Rudolf's Bio
June 23 2009
I am still, like many, struggling with the word '
organic'. Branded to mainstream attention by major food retailers as a healthy, ethical, bourgeois choice, it seems to mean a spectacular confusion of manured tomatoes, happy chickens and celebrity chefs.
If you are finding that concept difficult to get your head around try '
biodynamics', invented by Rudolf Steiner, the phrase coined by his humble followers. It predates most of the organic movement and is wacky stuff.
What came first the organic chicken or the biodynamic egg?
So how is a bottle of wine going to educate me about this particular type of parentage? In short it is probably not. Studying an inanimate bottle is a hybrid game of charades and hide and seek. Lets see..
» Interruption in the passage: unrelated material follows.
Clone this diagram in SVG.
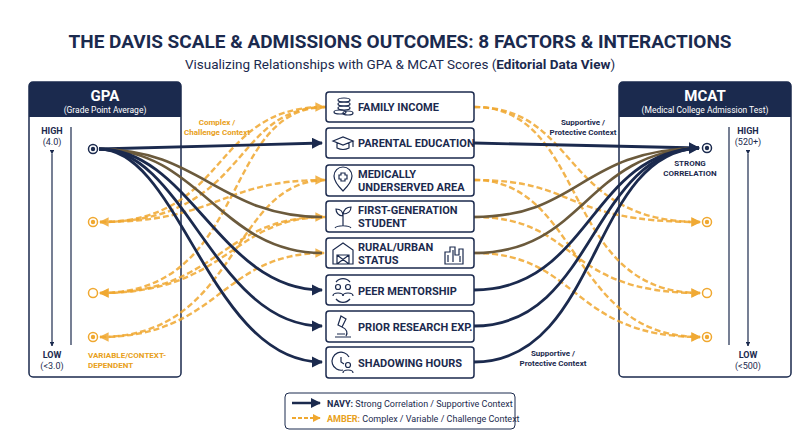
<svg xmlns="http://www.w3.org/2000/svg" width="800" height="447" viewBox="0 0 800 447">
<defs>
<marker id="an" viewBox="0 0 10 10" refX="9" refY="5" markerWidth="4" markerHeight="4" orient="auto"><path d="M0,0L10,5L0,10z" fill="#1b2a4e"/></marker>
<marker id="aa" viewBox="0 0 10 10" refX="9" refY="5" markerWidth="4" markerHeight="4" orient="auto"><path d="M0,0L10,5L0,10z" fill="#f0a830"/></marker>
<marker id="ab" viewBox="0 0 10 10" refX="9" refY="5" markerWidth="4" markerHeight="4" orient="auto"><path d="M0,0L10,5L0,10z" fill="#f0a830"/></marker>
</defs>
<style>
text{font-family:"Roboto","Liberation Sans",sans-serif}
.t{font-weight:bold;fill:#1b2a4e}
.panel{fill:#fff;stroke:#1b2a4e;stroke-width:1.5}
.hdr{fill:#1b2a4e}
.node{fill:#fff;stroke:#1b2a4e;stroke-width:1.5}
.nl{font-size:11px;font-weight:bold;fill:#1b2a4e}
.nv{fill:none;stroke:#1b2a4e;stroke-width:2.8}
.br{fill:none;stroke:#6b5a3c;stroke-width:2.6}
.am{fill:none;stroke:#f0a830;stroke-width:2.4;stroke-dasharray:6 3;opacity:.85}
.ic{fill:none;stroke:#1b2a4e;stroke-width:1.2}
.al{font-size:8px;font-weight:bold;fill:#e8a020}
.sl{font-size:8px;font-weight:bold;fill:#1b2a4e}
</style>
<rect width="800" height="447" fill="#fff"/>
<text x="400" y="48" text-anchor="middle" font-size="19" class="t">THE DAVIS SCALE &amp; ADMISSIONS OUTCOMES: 8 FACTORS &amp; INTERACTIONS</text>
<text x="400" y="69" text-anchor="middle" font-size="13.5" fill="#1b2a4e">Visualizing Relationships with GPA &amp; MCAT Scores (<tspan font-weight="bold">Editorial Data View</tspan>)</text>

<g id="gpa">
<rect class="panel" x="29" y="82" width="152" height="295" rx="4"/>
<path class="hdr" d="M33,82h144a4,4 0 0 1 4,4v31h-152v-31a4,4 0 0 1 4,-4z"/>
<text x="105" y="101" text-anchor="middle" font-size="15" font-weight="bold" fill="#fff">GPA</text>
<text x="105" y="113" text-anchor="middle" font-size="8.5" fill="#fff">(Grade Point Average)</text>
<text x="52" y="134" text-anchor="middle" font-size="9" class="t">HIGH</text>
<text x="52" y="145" text-anchor="middle" font-size="9" fill="#1b2a4e">(4.0)</text>
<line x1="52" y1="154" x2="52" y2="346" stroke="#1b2a4e" stroke-width="1.2" marker-start="url(#an)" marker-end="url(#an)"/>
<line x1="71" y1="127" x2="71" y2="345" stroke="#1b2a4e" stroke-width="1.2"/>
<text x="52" y="358" text-anchor="middle" font-size="9" class="t">LOW</text>
<text x="52" y="369" text-anchor="middle" font-size="9" fill="#1b2a4e">(&lt;3.0)</text>
<circle cx="93" cy="149" r="4.5" fill="#fff" stroke="#1b2a4e" stroke-width="1.5"/><circle cx="93" cy="149" r="2.2" fill="#1b2a4e"/>
<circle cx="93" cy="222" r="4.5" fill="#fff" stroke="#f0a830" stroke-width="1.5"/><circle cx="93" cy="222" r="2.2" fill="#f0a830"/>
<circle cx="93" cy="293" r="4.5" fill="#fff" stroke="#f0a830" stroke-width="1.5"/>
<circle cx="93" cy="337" r="4.5" fill="#fff" stroke="#f0a830" stroke-width="1.5"/><circle cx="93" cy="337" r="2.2" fill="#f0a830"/>
<text x="88" y="358" font-size="8" class="al">VARIABLE/CONTEXT-</text>
<text x="88" y="368" font-size="8" class="al">DEPENDENT</text>
</g>

<g id="mcat">
<rect class="panel" x="619" y="82" width="172" height="295" rx="4"/>
<path class="hdr" d="M623,82h164a4,4 0 0 1 4,4v31h-172v-31a4,4 0 0 1 4,-4z"/>
<text x="705" y="101" text-anchor="middle" font-size="15" font-weight="bold" fill="#fff">MCAT</text>
<text x="705" y="113" text-anchor="middle" font-size="8.5" fill="#fff">(Medical College Admission Test)</text>
<text x="748" y="134" text-anchor="middle" font-size="9" class="t">HIGH</text>
<text x="748" y="145" text-anchor="middle" font-size="9" fill="#1b2a4e">(520+)</text>
<line x1="748" y1="154" x2="748" y2="346" stroke="#1b2a4e" stroke-width="1.2" marker-start="url(#an)" marker-end="url(#an)"/>
<line x1="729" y1="127" x2="729" y2="345" stroke="#1b2a4e" stroke-width="1.2"/>
<text x="748" y="358" text-anchor="middle" font-size="9" class="t">LOW</text>
<text x="748" y="369" text-anchor="middle" font-size="9" fill="#1b2a4e">(&lt;500)</text>
<circle cx="707" cy="148" r="4.5" fill="#fff" stroke="#1b2a4e" stroke-width="1.5"/><circle cx="707" cy="148" r="2.2" fill="#1b2a4e"/>
<text x="690" y="166" text-anchor="middle" class="sl">STRONG</text>
<text x="690" y="176" text-anchor="middle" class="sl">CORRELATION</text>
<circle cx="707" cy="222" r="4.5" fill="#fff" stroke="#f0a830" stroke-width="1.5"/><circle cx="707" cy="222" r="2.2" fill="#f0a830"/>
<circle cx="707" cy="293" r="4.5" fill="#fff" stroke="#f0a830" stroke-width="1.5"/>
<circle cx="707" cy="337" r="4.5" fill="#fff" stroke="#f0a830" stroke-width="1.5"/><circle cx="707" cy="337" r="2.2" fill="#f0a830"/>
</g>

<g id="connectors">
<path class="am" d="M326,107 C230,107 250,222 100,222" marker-end="url(#aa)"/>
<path class="am" d="M326,107 C220,107 250,293 100,293" marker-end="url(#aa)"/>
<path class="am" d="M326,180 C230,180 240,337 100,337" marker-end="url(#aa)"/>
<path class="am" d="M326,217 C230,217 230,293 100,293" marker-end="url(#aa)"/>
<path class="am" d="M100,222 C220,222 220,180 324,180" marker-end="url(#aa)"/>
<path class="am" d="M100,293 C220,293 220,217 324,217" marker-end="url(#aa)"/>
<path class="am" d="M100,337 C220,337 220,253 324,253" marker-end="url(#aa)"/>
<path class="am" d="M100,222 C230,222 210,107 324,107" marker-end="url(#aa)"/>
<path class="am" d="M474,107 C580,107 560,222 700,222" marker-end="url(#aa)"/>
<path class="am" d="M474,107 C590,107 560,293 700,293" marker-end="url(#aa)"/>
<path class="am" d="M474,180 C580,180 560,222 700,222" marker-end="url(#aa)"/>
<path class="am" d="M474,180 C580,180 570,337 700,337" marker-end="url(#aa)"/>
<path class="am" d="M474,217 C580,217 560,293 700,293" marker-end="url(#aa)"/>
<path class="am" d="M474,253 C580,253 570,337 700,337" marker-end="url(#aa)"/>
<path class="nv" d="M99,149 L322,143" marker-end="url(#an)"/>
<path class="br" d="M99,149 C200,149 220,217 322,217"/>
<path class="br" d="M99,149 C200,149 220,253 322,253"/>
<path class="nv" d="M99,149 C190,149 220,290 322,290" marker-end="url(#an)"/>
<path class="nv" d="M99,149 C185,149 215,326 322,326" marker-end="url(#an)"/>
<path class="nv" d="M99,149 C180,149 210,362 322,362" marker-end="url(#an)"/>
<path class="nv" d="M474,143 L699,148" marker-end="url(#an)"/>
<path class="br" d="M474,217 C580,217 580,150 699,148"/>
<path class="br" d="M474,253 C585,253 585,152 699,148"/>
<path class="nv" d="M474,290 C590,290 590,152 699,148" marker-end="url(#an)"/>
<path class="nv" d="M474,326 C595,326 590,152 699,148"/>
<path class="nv" d="M474,362 C600,362 590,152 699,148"/>
<text x="217" y="125" text-anchor="middle" class="al">Complex /</text>
<text x="217" y="135" text-anchor="middle" class="al">Challenge Context</text>
<text x="583" y="125" text-anchor="middle" class="sl">Supportive /</text>
<text x="583" y="135" text-anchor="middle" class="sl">Protective Context</text>
<text x="553" y="356" text-anchor="middle" class="sl">Supportive /</text>
<text x="553" y="366" text-anchor="middle" class="sl">Protective Context</text>
</g>

<g id="n1"><rect class="node" x="326" y="92" width="148" height="30" rx="3"/>
<g class="ic"><ellipse cx="344" cy="100" rx="6" ry="2"/><ellipse cx="344" cy="104" rx="6" ry="2"/><ellipse cx="344" cy="108" rx="6" ry="2"/><ellipse cx="340" cy="112" rx="6" ry="2"/><ellipse cx="348" cy="113" rx="5" ry="2"/></g>
<text class="nl" x="358" y="111">FAMILY INCOME</text></g>
<g id="n2"><rect class="node" x="326" y="128" width="148" height="30" rx="3"/>
<g class="ic"><path d="M333,141l10,-4l10,4l-10,4z M337,143v5q6,3 12,0v-5 M353,141v6"/></g>
<text class="nl" x="358" y="147">PARENTAL EDUCATION</text></g>
<g id="n3"><rect class="node" x="326" y="165" width="148" height="31" rx="3"/>
<g class="ic"><path d="M343,191c-8,-8 -9,-12 -9,-15a9,9 0 0 1 18,0c0,3 -1,7 -9,15z M341,173h4v2h2v4h-2v2h-4v-2h-2v-4h2z"/></g>
<text class="nl" x="358" y="178">MEDICALLY</text><text class="nl" x="358" y="191">UNDERSERVED AREA</text></g>
<g id="n4"><rect class="node" x="326" y="201" width="148" height="31" rx="3"/>
<g class="ic"><path d="M343,226v-12 M343,216c-5,0 -7,-4 -7,-7c4,0 7,2 7,7 M343,214c1,-5 4,-7 8,-7c0,4 -3,7 -8,7 M335,228c2,-3 14,-3 16,0"/></g>
<text class="nl" x="358" y="214">FIRST-GENERATION</text><text class="nl" x="358" y="227">STUDENT</text></g>
<g id="n5"><rect class="node" x="326" y="238" width="148" height="30" rx="3"/>
<g class="ic"><path d="M333,264v-14l10,-7l10,7v14z M337,264v-9h12v9 M337,255l12,9 M349,255l-12,9"/><path d="M445,264v-12h5v-5h5v8h4v-6h4v15z M448,255v7 M453,250v12 M460,256v6"/></g>
<text class="nl" x="358" y="251">RURAL/URBAN</text><text class="nl" x="358" y="264">STATUS</text></g>
<g id="n6"><rect class="node" x="326" y="275" width="148" height="30" rx="3"/>
<g class="ic"><circle cx="338" cy="287" r="2.5"/><path d="M333,296c0,-4 10,-4 10,0"/><circle cx="348" cy="287" r="2.5"/><path d="M343,296c0,-4 10,-4 10,0"/><path d="M336,282a9,9 0 0 1 14,0 M350,299a9,9 0 0 1 -14,0"/></g>
<text class="nl" x="358" y="295">PEER MENTORSHIP</text></g>
<g id="n7"><rect class="node" x="326" y="311" width="148" height="31" rx="3"/>
<g class="ic"><path d="M341,316l5,3l-4,8l-4,-2z M342,327c5,2 6,6 4,9 M335,337h16 M337,334h8"/></g>
<text class="nl" x="358" y="331">PRIOR RESEARCH EXP.</text></g>
<g id="n8"><rect class="node" x="326" y="347" width="148" height="31" rx="3"/>
<g class="ic"><path d="M349,357a9,9 0 1 0 -6,13 M341,357v5l3,2"/><circle cx="348" cy="365" r="2.5"/><path d="M343,373c0,-4 10,-4 10,0"/></g>
<text class="nl" x="358" y="367">SHADOWING HOURS</text></g>

<g id="legend">
<rect x="285" y="393" width="230" height="36" rx="4" fill="#fff" stroke="#1b2a4e" stroke-width="1"/>
<line x1="292" y1="403" x2="320" y2="403" stroke="#1b2a4e" stroke-width="2.5" marker-end="url(#an)"/>
<line x1="292" y1="418" x2="320" y2="418" stroke="#f0a830" stroke-width="2" stroke-dasharray="4 2" marker-end="url(#ab)"/>
<text x="327" y="407" font-size="9" fill="#1b2a4e"><tspan font-weight="bold">NAVY:</tspan> Strong Correlation / Supportive Context</text>
<text x="327" y="422" font-size="9" fill="#1b2a4e"><tspan font-weight="bold" fill="#e8a020">AMBER:</tspan> Complex / Variable / Challenge Context</text>
</g>
</svg>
organic is three syllables,
biodynamic is five, already it is going to be a struggle. The English language is melting into 'text speak', so the long words and ever shorter attention spans are a really bad combination when it comes to getting a message across.
Where was I...oh yes what is this bio
thingamajig?
There was a
news story very recently about how the moon cycles affect the taste of wine, and that pretty much sums up biodynamics. But do not laugh too much because major brands like Tesco and Marks and Spencer are said to be taking this biodynamic loony (sorry lunar) calendar seriously and only let their wine critics taste on the 'good' days. The calendar was produced by a German great grandmother called Maria Thun (or was it Thumb, related to Tom..you couldn't make this stuff up, could you?)
In all seriousness biodynamics has major benefits to the local environment as everything is pesticide free. Wines may well have interesting characteristics due to the rather eccentric 'organic' (here we go again, the 'o' word has slipped in when I do not really understand it) soil preparations like..
preparation 505 - 'Oak bark fermented in the skull of a domestic animal'
or
preparation 506 - 'Dandelion flowers fermented in cow mesentery'.
I suppose, through the eyes of a biodynamic wine producer, the vines seem like acupuncture needles in the back of a rather large elephant which has been regularly massaged with essential oils. Sceptics may say this creates either a placebo effect or genuinely better wine simply due to the extra care taken, rather than the hocus pocus.
Tenders of these challenging viticulutural eco-pockets are truly passionate about the land so I really do not care how weird and wonderful this all is, anything that environmentally friendly is good in my spell book.